To actually make the episode, Larry and I discussed the logistics of it together through the aforementioned video chat.  The most difficult thing was allowing for the inevitable transmission delay, but we also had to figure out how to keep the other from showing up on our own audio source – if you could hear Larry in the background of my recording and me in the background of Larry’s recording, it would be a disaster to try and clean up in post.  As it was, creating two audio tracks and lining them up during the editing process probably worked out better than either of us could have imagined.

I recorded my lines on the “Garage Band” program that came with my MacBook – it’s one of those programs that looks so cool but you can never figure out what to do with it – and Larry went with the old reliable “Sound Recorder” program on his PC.  Aside from the fact that Larry seems to be eating his microphone at one point, the audio turned out clear enough for us to use.  Success!

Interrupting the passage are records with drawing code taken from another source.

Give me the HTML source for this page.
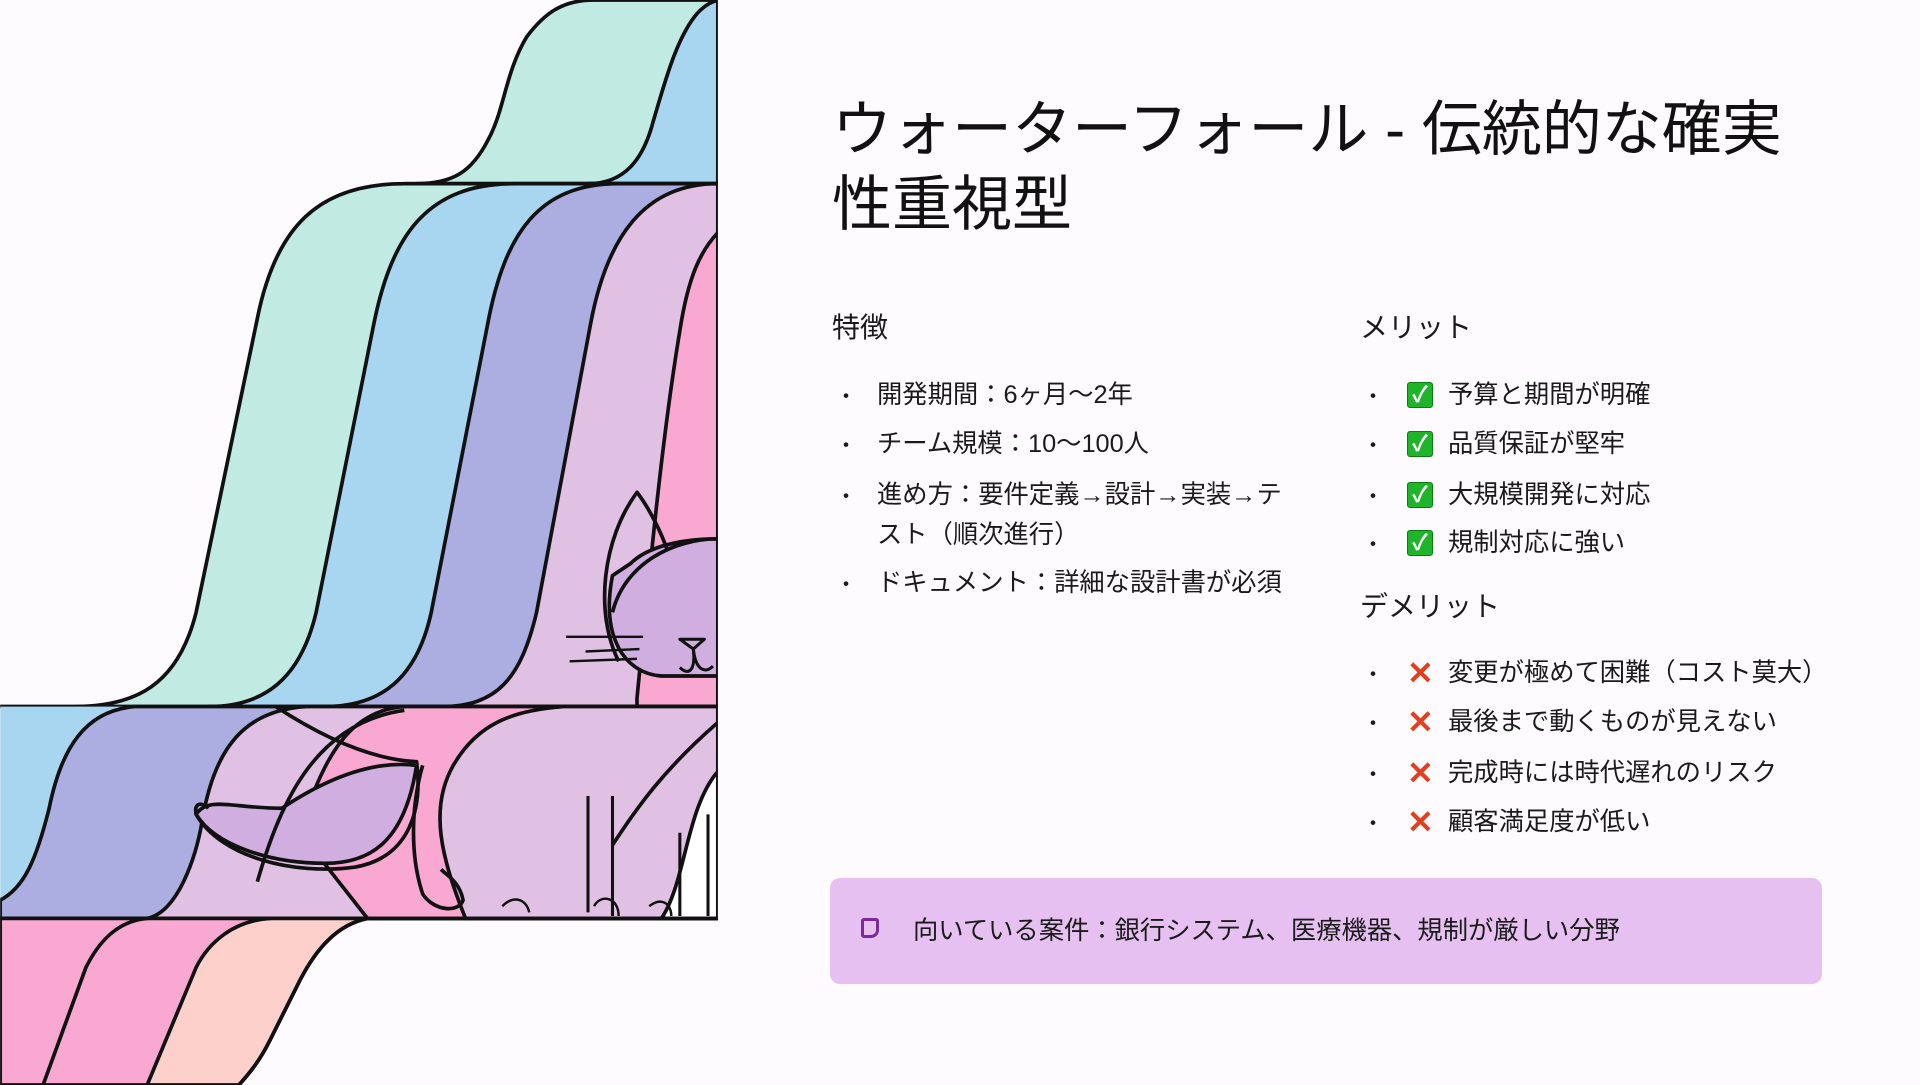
<!DOCTYPE html>
<html><head><meta charset="utf-8"><style>
html,body{margin:0;padding:0}
body{width:1920px;height:1085px;position:relative;overflow:hidden;background:#fdfbfd;font-family:"Liberation Sans","Noto Sans CJK JP",sans-serif;color:#1a1a1a}
.abs{position:absolute;white-space:nowrap}
.title{left:832px;top:92px;font-size:60px;line-height:75px;color:#111;white-space:normal;width:1005px}
.h{font-size:28px;line-height:34px}
.li{font-size:25.3px;line-height:32px}
.dot{font-size:22px}
.ck{width:26px;height:26px;background:#1fb52a;border-radius:3px;border:1px solid #0d7a15;box-sizing:border-box;color:#fff;font-size:22px;line-height:24px;text-align:center;font-weight:bold}
.x{color:#e0401f;font-size:32px;font-weight:bold;line-height:32px}
.box{left:830px;top:878px;width:992px;height:106px;background:#e6c0f1;border-radius:10px}
</style></head><body>
<svg class="abs" style="left:0;top:0" width="718" height="1085" viewBox="0 0 586 886">
<defs><clipPath id="c"><rect x="0" y="0" width="586" height="886"/></clipPath></defs>
<g clip-path="url(#c)" stroke="#111" stroke-width="3" stroke-linejoin="round">
<path d="M340,150 C370,150 385,140 398,115 C412,90 412,60 430,30 C445,10 460,0 485,0 L586,0 L586,150 Z" fill="#c1ebe2"/>
<path d="M480,150 C510,150 525,130 533,100 C542,70 552,30 570,10 C576,4 580,2 586,0 L586,150 Z" fill="#a8d5f0"/>
<path d="M0,577 L60,577 C110,577 145,560 160,500 L210,260 C225,185 260,150 330,150 L586,150 L586,577 Z" fill="#c1ebe2"/>
<path d="M170,577 C215,577 245,555 258,500 L305,265 C320,190 350,150 420,150 L586,150 L586,577 Z" fill="#a8d5f0"/>
<path d="M265,577 C310,577 340,555 352,500 L398,265 C412,190 440,150 505,150 L586,150 L586,577 Z" fill="#acaee2"/>
<path d="M360,577 C405,577 425,555 438,500 L482,265 C495,195 525,150 586,150 L586,577 Z" fill="#e0c0e3"/>
<path d="M520,570 C530,470 540,360 555,270 C562,225 572,205 586,190 L586,577 L520,577 Z" fill="#f9a8d2"/>
<line x1="0" y1="577" x2="586" y2="577"/>
<line x1="330" y1="150" x2="586" y2="150"/>
<rect x="0" y="577" width="586" height="173" fill="#a8d5f0" stroke="none"/>
<path d="M0,735 C20,725 30,700 40,660 C50,610 70,580 110,577 L586,577 L586,750 L0,750 Z" fill="#acaee2"/>
<path d="M120,750 C145,745 160,700 165,670 C175,610 200,580 250,577 L586,577 L586,750 Z" fill="#e0c0e3"/>
<path d="M245,680 C265,610 290,580 330,577 L586,577 L586,750 L300,750 Z" fill="#f9a8d2"/>
<path d="M380,750 C360,700 350,660 370,625 C390,590 420,580 460,577 L586,577 L586,750 Z" fill="#e0c0e3"/>
<path d="M540,750 C560,720 560,660 586,630 L586,750 Z" fill="#fff"/>
<path d="M230,660 C190,660 170,650 160,665 C175,690 220,705 265,705 C300,705 330,690 340,625 C300,620 260,640 230,660 Z" fill="#d1aee0"/>
<line x1="0" y1="750" x2="586" y2="750"/>
<path d="M500,470 C490,520 510,550 540,552 L586,552 L586,440 C560,440 530,445 515,460 Z" fill="#d1aee0"/>
<path d="M505,540 C485,500 492,440 520,402 C530,415 540,435 545,450" fill="none"/>
<path d="M500,500 C510,460 550,440 586,440" fill="none"/>
<path d="M462,520 L525,520 M465,540 L520,538 M478,532 L522,530" fill="none" stroke-width="2"/>
<path d="M555,522 L575,522 L566,530 Z M555,545 C562,552 568,548 566,530 C568,548 576,550 582,544" fill="none" stroke-width="2.5"/>
<path d="M225,577 C260,600 300,620 340,622 C345,660 335,700 290,708 C240,715 180,700 160,665 C158,655 165,655 170,660" fill="none"/>
<path d="M210,720 C230,650 260,590 330,580" fill="none"/>
<path d="M345,625 C335,660 335,700 345,730 C355,745 375,745 378,735 C375,720 365,715 360,710" fill="none"/>
<path d="M480,650 L480,745 M500,650 L500,748 M555,680 L555,748 M578,665 L578,748" fill="none" stroke-width="2.5"/>
<path d="M410,740 C420,730 430,735 432,745 M485,740 C490,730 505,732 505,748 M530,740 C540,732 548,738 548,748" fill="none" stroke-width="2"/>
<path d="M500,690 C520,660 540,630 586,590" fill="none"/>
<path d="M0,750 L300,750 C275,755 258,775 245,800 L220,850 C210,870 200,880 195,886 L0,886 Z" fill="#fdd0cc"/>
<path d="M0,750 L220,750 C190,752 170,770 160,790 L120,886 L0,886 Z" fill="#f9a8d2"/>
<path d="M0,750 L120,750 C95,752 80,770 70,790 L35,886 L0,886 Z" fill="#f9a8d2"/>
<path d="M300,750 C275,755 258,775 245,800 L220,850 C210,870 200,880 195,886" fill="none"/>
</g>
</svg>

<div class="abs title">ウォーターフォール - 伝統的な確実性重視型</div>

<div class="abs h" style="left:832px;top:311px">特徴</div>
<div class="abs dot" style="left:835px;top:379px">・</div><div class="abs li" style="left:877px;top:379px">開発期間：6ヶ月〜2年</div>
<div class="abs dot" style="left:835px;top:428px">・</div><div class="abs li" style="left:877px;top:428px">チーム規模：10〜100人</div>
<div class="abs dot" style="left:835px;top:479px">・</div><div class="abs li" style="left:877px;top:479px">進め方：要件定義→設計→実装→テ</div>
<div class="abs li" style="left:877px;top:519px">スト（順次進行）</div>
<div class="abs dot" style="left:835px;top:567px">・</div><div class="abs li" style="left:877px;top:567px">ドキュメント：詳細な設計書が必須</div>

<div class="abs h" style="left:1360px;top:311px">メリット</div>
<div class="abs dot" style="left:1362px;top:379px">・</div><div class="abs ck" style="left:1407px;top:382px">✓</div><div class="abs li" style="left:1448px;top:379px">予算と期間が明確</div>
<div class="abs dot" style="left:1362px;top:428px">・</div><div class="abs ck" style="left:1407px;top:431px">✓</div><div class="abs li" style="left:1448px;top:428px">品質保証が堅牢</div>
<div class="abs dot" style="left:1362px;top:479px">・</div><div class="abs ck" style="left:1407px;top:482px">✓</div><div class="abs li" style="left:1448px;top:479px">大規模開発に対応</div>
<div class="abs dot" style="left:1362px;top:527px">・</div><div class="abs ck" style="left:1407px;top:530px">✓</div><div class="abs li" style="left:1448px;top:527px">規制対応に強い</div>

<div class="abs h" style="left:1360px;top:590px">デメリット</div>
<div class="abs dot" style="left:1362px;top:657px">・</div><div class="abs x" style="left:1407px;top:657px">✕</div><div class="abs li" style="left:1448px;top:657px">変更が極めて困難（コスト莫大）</div>
<div class="abs dot" style="left:1362px;top:706px">・</div><div class="abs x" style="left:1407px;top:706px">✕</div><div class="abs li" style="left:1448px;top:706px">最後まで動くものが見えない</div>
<div class="abs dot" style="left:1362px;top:757px">・</div><div class="abs x" style="left:1407px;top:757px">✕</div><div class="abs li" style="left:1448px;top:757px">完成時には時代遅れのリスク</div>
<div class="abs dot" style="left:1362px;top:806px">・</div><div class="abs x" style="left:1407px;top:806px">✕</div><div class="abs li" style="left:1448px;top:806px">顧客満足度が低い</div>

<div class="abs box"></div>
<div class="abs" style="left:861px;top:918px;width:18px;height:20px;border:3px solid #7a2a9a;border-radius:3px 3px 8px 3px;box-sizing:border-box"></div>
<div class="abs li" style="left:913px;top:915px">向いている案件：銀行システム、医療機器、規制が厳しい分野</div>
</body></html>
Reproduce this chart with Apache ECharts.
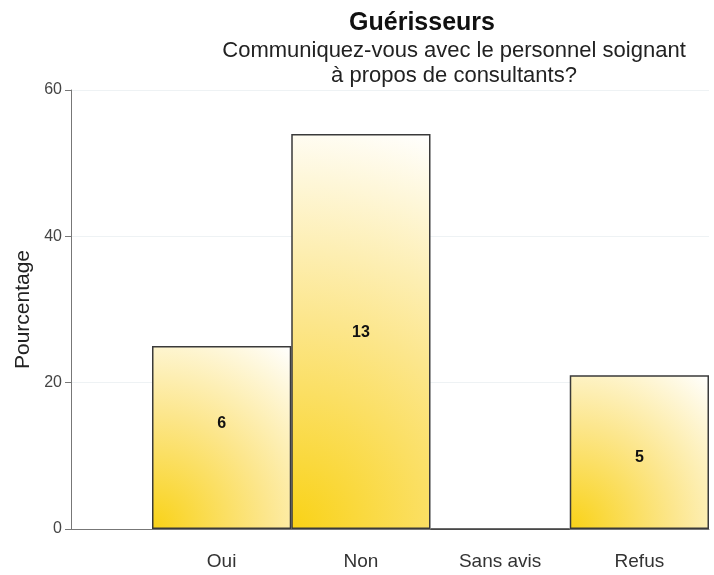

The reason why I think “Commentary of You’ll Never See It Coming” works so well, if you’ll agree that it works at all, is that we get not one but two opportunities to run out of time.  I begin to talk about wearing one of Larry’s spare shirts and then, all of a sudden, we’re out of time.  Being able to try – and fail – to regroup shortly after helps to accentuate the chaos that we tried to portray: “Oh no!  We didn’t accomplish ANYTHING!”  Larry’s “Aw, man!” really puts the finishing touches on what I think was an irreverent but fun episode.  A nice change of pace!

As you may have noticed, there is no original “No!” ending on this episode, and that is by design.  The way I look at it, it’s obvious that we put this together as a joke, but I’m still trying to get across the idea that if we would actually make ‘real’ commentaries for this show, this is what would happen.  Whether that works or not in the big scheme of things, I don’t know…but I have my hopes.